1—A devastating global recession
The World Bank's latest report, Is a Global Recession Imminent?, appears to lean towards the affirmative:
"Global growth is slowing sharply, with further slowing likely as more countries fall into recession. My deep concern is that these trends will persist, with long-lasting consequences that are devastating for people in emerging market and developing economies. To achieve low inflation rates, currency stability and faster growth, policymakers could shift their focus from reducing consumption to boosting production. Policies should seek to generate additional investment and improve productivity and capital allocation, which are critical for growth and poverty reduction."
The report examines previous global recessions since 1970 to provide policy advice, recommending governments ease labour-market constraints, boost the global supply of commodities and strengthen global trade networks.
Good luck with that! Back in the real world Europe is raising taxes on its energy producers (both non-renewable and renewable), and if anything the world appears to be moving further towards the "protectionism and fragmentation" against which the World Bank warns.
You can read the World Bank's full report here (45 pages).
The governor of the Reserve Bank of Australia (RBA), Philip Lowe, testified before the House of Representatives on Friday, arguing that high house prices aren't his fault:
"In parts of the US, [where] interest rates have been lower than they were here, housing prices are much lower. Because as a society, they've made different choices about where they live, investment in transport, and taxation. It's the choices we've made as a people, even though interest rates have influenced the cycle, [and] the central bank can't do anything about [it]."
Lowe carried on with that theme when discussing the nation's newfound fiscal problems (Australia's federal net debt, which was zero in 2007-08, is now approaching 50% of GDP):
"The community wants the government to provide a whole range of services, understandably. We want really high-quality aged care, great education, world-class disability care, fantastic national defence, great infrastructure.
The community wants all these things from our governments. What we haven't worked out as a community is how to pay for it, and this is why we've got these budget deficits despite full employment and the record terms of trade.
You can raise more taxes to pay for the things the community want. You can cut back in other areas. Both of these things are very difficult. Or we can get the economy to grow more strongly so the pie is bigger, and that requires hard choices on a whole bunch of structural reform issues."
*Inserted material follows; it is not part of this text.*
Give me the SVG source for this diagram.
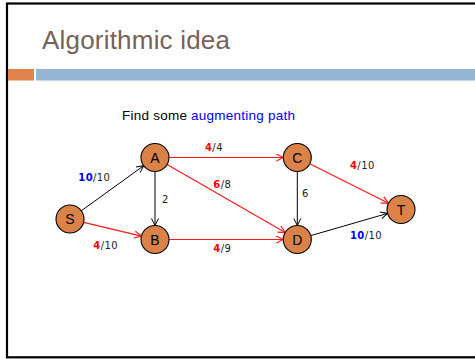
<svg xmlns="http://www.w3.org/2000/svg" width="475" height="359" viewBox="0 0 475 359">
<style>
.node circle{fill:#DB8248;stroke:#000;stroke-width:1.1}
.node text{font-family:"Liberation Sans",Arial,sans-serif;font-size:14px;text-anchor:middle;fill:#000}
.blk{stroke:#000;stroke-width:1;fill:none}
.red{stroke:#FF1A1A;stroke-width:1.2;fill:none}
.lbl{font-family:"DejaVu Sans",sans-serif;font-size:10px;fill:#222;letter-spacing:0.4px}
.b{font-weight:bold}
.r{fill:#FF0000}
.u{fill:#0000FF}
</style>
<defs>
<marker id="ab" markerUnits="userSpaceOnUse" markerWidth="10" markerHeight="10" refX="8" refY="4" orient="auto" viewBox="0 0 10 8">
<path d="M1,0.5 L8,4 L1,7.5" fill="none" stroke="#000" stroke-width="1"/>
</marker>
<marker id="ar" markerUnits="userSpaceOnUse" markerWidth="10" markerHeight="10" refX="8" refY="4" orient="auto" viewBox="0 0 10 8">
<path d="M1,0.5 L8,4 L1,7.5" fill="none" stroke="#FF1A1A" stroke-width="1.2"/>
</marker>
</defs>
<rect x="0" y="0" width="475" height="359" fill="#fff"/>
<rect x="7" y="3.5" width="480" height="353.8" fill="#fff" stroke="#000" stroke-width="2.2"/>
<text x="42" y="49" font-family="Liberation Sans,Arial,sans-serif" font-size="26" fill="#776259" textLength="188">Algorithmic idea</text>
<rect x="8" y="69" width="26" height="11.5" fill="#E0844B"/>
<rect x="36" y="69" width="440" height="11.5" fill="#94B6D2"/>
<text x="122" y="120" font-family="Liberation Sans,Arial,sans-serif" font-size="13.5" fill="#000" textLength="173">Find some <tspan fill="#0000FF">augmenting path</tspan></text>
<g id="connectors">
<line class="blk" x1="81.3" y1="210.8" x2="143.7" y2="165.7" marker-end="url(#ab)"/>
<line class="red" x1="83.6" y1="222.3" x2="141.4" y2="236.2" marker-end="url(#ar)"/>
<line class="blk" x1="155" y1="171.5" x2="155" y2="225.5" marker-end="url(#ab)"/>
<line class="red" x1="169" y1="157.5" x2="283.3" y2="157.5" marker-end="url(#ar)"/>
<line class="red" x1="167.1" y1="164.5" x2="285.2" y2="232.5" marker-end="url(#ar)"/>
<line class="red" x1="169" y1="239.5" x2="283.3" y2="239.5" marker-end="url(#ar)"/>
<line class="blk" x1="297.3" y1="171.5" x2="297.3" y2="225.5" marker-end="url(#ab)"/>
<line class="red" x1="309.8" y1="163.8" x2="388.5" y2="203.2" marker-end="url(#ar)"/>
<line class="blk" x1="310.8" y1="235.6" x2="387.6" y2="213.4" marker-end="url(#ab)"/>
<text class="lbl" x="78.3" y="180.7"><tspan class="b u">10</tspan>/10</text>
<text class="lbl" x="93.3" y="249"><tspan class="b r">4</tspan>/10</text>
<text class="lbl" x="162" y="202.5">2</text>
<text class="lbl" x="205" y="150.5"><tspan class="b r">4</tspan>/4</text>
<text class="lbl" x="213.3" y="188"><tspan class="b r">6</tspan>/8</text>
<text class="lbl" x="213.3" y="251.5"><tspan class="b r">4</tspan>/9</text>
<text class="lbl" x="302" y="196.5">6</text>
<text class="lbl" x="350" y="169"><tspan class="b r">4</tspan>/10</text>
<text class="lbl" x="350" y="238.5"><tspan class="b u">10</tspan>/10</text>
</g>
<g id="S" class="node"><circle cx="70" cy="219" r="14"/><text x="70" y="224">S</text></g>
<g id="A" class="node"><circle cx="155" cy="157.5" r="14"/><text x="155" y="162.5">A</text></g>
<g id="B" class="node"><circle cx="155" cy="239.5" r="14"/><text x="155" y="244.5">B</text></g>
<g id="C" class="node"><circle cx="297.3" cy="157.5" r="14"/><text x="297.3" y="162.5">C</text></g>
<g id="D" class="node"><circle cx="297.3" cy="239.5" r="14"/><text x="297.3" y="244.5">D</text></g>
<g id="T" class="node"><circle cx="401" cy="209.5" r="14"/><text x="401" y="214.5">T</text></g>
</svg>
In other words, there is no free lunch – you can only print and borrow so much until you end up like Argentina, which just set its cash rate at 75% in an attempt to slow 100% annual inflation.
3—What's next for Taiwan
4—The outsourcing that never happened
"...the China emissions problem is not a product of offshoring. Which means America's ability to force China to reduce emissions through policies like carbon tariffs is very limited. The massive amount of carbon emitted by China each year is not a problem made in America. It is a problem made in China, and one that only China can solve. And if China doesn't choose to solve it, the world will indeed burn. That's an uncomfortable fact, but it's one we have to face."
That's from Noah Smith, who points out that despite the "widespread" view that the US offshored most of its manufacturing to China, the reality is far different: US imports from China "are less than a fifth of the size of the US manufacturing sector", and US manufacturing output has actually steadily increased over time.
Smith also notes that US consumption-based emissions data – "the carbon emissions that are necessary to produce the goods and services that a nation consumes" (i.e. they can't be offshored) – show that the US only offshores ~7% of its emissions:
"But when we look at the change in consumption-based emissions vs. production-based emissions, we see even more clearly that offshoring wasn't the culprit. For example, US emissions peaked in 2007 and have fallen since then. If this was due to offshoring, we'd expect to see consumption-based emissions fall by a lot less than production-based emissions. But in fact, consumption-based emissions actually fell by more!"
Perhaps this is a bad time to point out that one of the "dialogues" China recently abandoned following House Speaker Pelosi's visit to Taiwan was the one on "Enhancing Climate Action in the 2020s".
You can read Smith's full post here (~6 minute read).
🚢 Demand is fading: "Shares of FedEx closed down more than 21% Friday after the company posted bleak preliminary earnings, citing weakening demand in global shipment volumes."
🛢️ The German government seized three refineries owned by Russia's Rosneft "on the grounds that the production of the oil distilleries was endangered by Russian ownership of the company".
🧠 Brain drain: "About half of South Africa's top earners and university graduates are considering emigration as citizens lose faith in the country's future, the Social Research Foundation said, citing a survey it conducted."
👩💻 Uber's systems were "deeply and thoroughly compromised" by an 18-year-old who spammed an employee with multifactor login attempts (MFA), then called them "pretending to be an Uber IT person and saying that the MFA notifications would stop once the target approved the login".
⚔️ Haiti is in the midst of a "low-intensity civil war", as "Simmering outbreaks of unrest throughout the island nation have coalesced into the largest wave of protests in years following the government’s announcement last Sunday that it would raise the country’s highly subsidized fuel prices."